Biology recognizes two outstanding seniors with Haymaker Award

Friday, May 16, 2025

The Division of Biology has awarded Emily Burnett, senior in environmental biology and science, Overland Park, and Grace Schieferecke, senior in medical microbiology, Eudora, the 2025 H.H. Haymaker Award for Excellence.

The Haymaker Award is the highest honor given to a student by K-State’s Division of Biology. The award was named in honor of Herbert Henley Haymaker, a K-State alumnus who graduated with a bachelor's degree in agronomy and served as a faculty member from 1917-1963.

The award is given annually to one or two seniors majoring in biology, microbiology, or fisheries, wildlife, conservation, and environmental biology. The recipient must have an extraordinary level of accomplishment as an undergraduate and promise to continue such quality performance in a biological sciences-related career.

Nomination and selection criteria include grades, rigor of academic program, extracurricular activities, recommendations by faculty and performance in an interview.

This year, the two recipients were selected from a pool of eight nominees.

Emily Burnett

Burnett is an accomplished student who has excelled both academically and in research. Burnett joined the laboratory of Walter Dodds, University Distinguished Professor and Edwin and Lilian G. Brychta Chair in Biology, during her freshman year. Dodds noted that Burnett demonstrated leadership in the laboratory early on, since she was a freshman/sophomore, characterizing her laboratory work as exemplary.

In the laboratory, Burnett has proven to be an independent, intelligent, insightful and enthusiastic researcher. Her work included research on bison and cattle effects on riparian vegetation and stream sediments, and Burnett presented several posters describing her research at a variety of conferences. In 2025, she co-authored a publication in the journal Rangelands.

A 2023 recipient of the Division of Biology’s Most Promising Student award, Burnett has also excelled as a biology mentor and student ambassador. In pursuit of her goal to be an environmental educator, Burnett has worked with the Custer State Park in North Dakota, interned at the National Park Service at Zion National Park and at Audubon of Kansas.

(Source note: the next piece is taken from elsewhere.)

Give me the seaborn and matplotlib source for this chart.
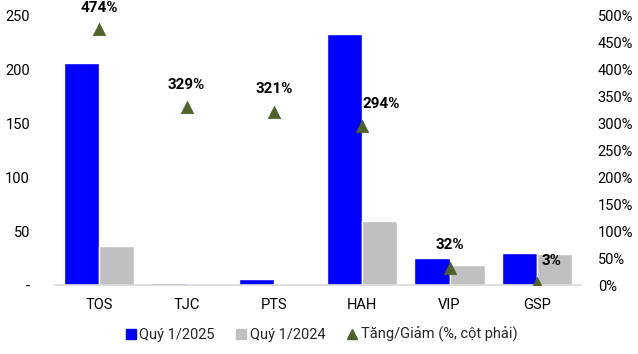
import numpy as np
import pandas as pd
import matplotlib
matplotlib.use("Agg")
import matplotlib.pyplot as plt
from matplotlib.ticker import FuncFormatter
from matplotlib.lines import Line2D
import seaborn as sns

categories = ["TOS", "TJC", "PTS", "HAH", "VIP", "GSP"]
q1_2025 = [205.5, 1.5, 5.5, 232.5, 25.0, 29.6]
q1_2024 = [36.0, 0.6, 0.8, 59.0, 18.5, 28.7]
change_pct = [474, 329, 321, 294, 32, 3]
change_labels = ["474%", "329%", "321%", "294%", "32%", "3%"]
series_names = ["Quý 1/2025", "Quý 1/2024", "Tăng/Giảm (%, cột phải)"]
left_ticks = [0, 50, 100, 150, 200, 250]
right_ticks = [0, 50, 100, 150, 200, 250, 300, 350, 400, 450, 500]

sns.set_theme(style="white")
plt.rcParams["font.family"] = ["Roboto", "DejaVu Sans"]

blue = "#0000FF"
gray = "#C0C0C0"
green = "#4F6228"

df = pd.DataFrame({
    "cat": categories * 2,
    "val": q1_2025 + q1_2024,
    "series": [series_names[0]] * 6 + [series_names[1]] * 6,
})

fig = plt.figure(figsize=(6.38, 3.54), dpi=100)
ax = fig.add_axes([0.0862, 0.1949, 0.8245, 0.7627])
sns.barplot(data=df, x="cat", y="val", hue="series", palette=[blue, gray],
            width=0.8, gap=0, ax=ax, legend=False, saturation=1)
ax.set_xlim(-0.5, 5.5)
ax.set_ylim(0, 250)
ax.set_yticks(left_ticks)
ax.yaxis.set_major_formatter(FuncFormatter(lambda v, p: "-" if v == 0 else f"{v:.0f}"))
ax.set_xlabel("")
ax.set_ylabel("")
for s in ["top", "right", "left"]:
    ax.spines[s].set_visible(False)
ax.spines["bottom"].set_color("#D9D9D9")
ax.spines["bottom"].set_linewidth(1.2)
ax.tick_params(axis="both", length=0, labelsize=10.5, colors="#000000")
ax.tick_params(axis="y", pad=18)
ax.tick_params(axis="x", pad=9)

ax2 = ax.twinx()
sns.scatterplot(x=np.arange(len(categories)), y=change_pct, marker="^", s=80,
                color=green, edgecolor=green, linewidth=0.5, ax=ax2, zorder=5, legend=False)
ax2.set_ylim(0, 500)
ax2.set_yticks(right_ticks)
ax2.yaxis.set_major_formatter(FuncFormatter(lambda v, p: f"{v:.0f}%"))
for s in ["top", "right", "left", "bottom"]:
    ax2.spines[s].set_visible(False)
ax2.tick_params(axis="y", length=0, labelsize=10.5, pad=12, colors="#000000")
ax2.set_xlim(-0.5, 5.5)

offsets = [(0, 10), (0, 11), (0, 11), (14, 11), (0, 11), (10, 11)]
for i, (v, lab) in enumerate(zip(change_pct, change_labels)):
    ax2.annotate(lab, (i, v), xytext=offsets[i], textcoords="offset points",
                 ha="center", va="bottom", fontsize=11, fontweight="bold", color="#000000")

handles = [
    Line2D([0], [0], marker="s", linestyle="none", markersize=7, color=blue),
    Line2D([0], [0], marker="s", linestyle="none", markersize=7, color=gray),
    Line2D([0], [0], marker="^", linestyle="none", markersize=7, color=green),
]
fig.legend(handles, series_names, loc="center", bbox_to_anchor=(0.502, 0.055), ncol=3,
           frameon=False, fontsize=10.5, handletextpad=0.1, columnspacing=1.3,
           handlelength=1.0)

fig.savefig("out.png", dpi=100)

After graduation, Burnett will begin a position at the Environmental Education Center at the Indiana Dunes National Park leading educational classroom and outdoor programs.

Grace Schieferecke

Schieferecke has proven herself to be an excellent researcher, first studying host-pathogen interactions and later virology. As a K-INBRE scholar, Schieferecke also conducted research in the lab of Jeba Jesudoss Chelladurai, assistant professor of parasitology.

She has assisted as an undergraduate practicum student with the Phages Hunters course instructed by Martha Smith-Caldas, teaching professor in biology. Smith-Caldas noted Schieferecke’s positive attitude, critical thinking and outstanding engagement with the students. Under the mentorship of Justin Kastner, professor of diagnostic medicine/pathobiology, Schieferecke also led an honors research project related to the history of public health. She explored scientific contributions of the 19th-century scientists by conducting historical research at the National Library of Medicine on the National Institutes of Health campus in Bethesda, Maryland.

Schieferecke is a past recipient of the June Hull Sherrid Award, the Kirmser Undergraduate Research Freshman Award, the Equitable Excellence National Award, the Phyllis J. Hunley Females in STEM Award and the Most Promising Student in Biology award. She has represented the division as a biology ambassador, including as president of the organization this past year.

After graduation, Schieferecke will begin medical school at the University of Kansas School of Medicine.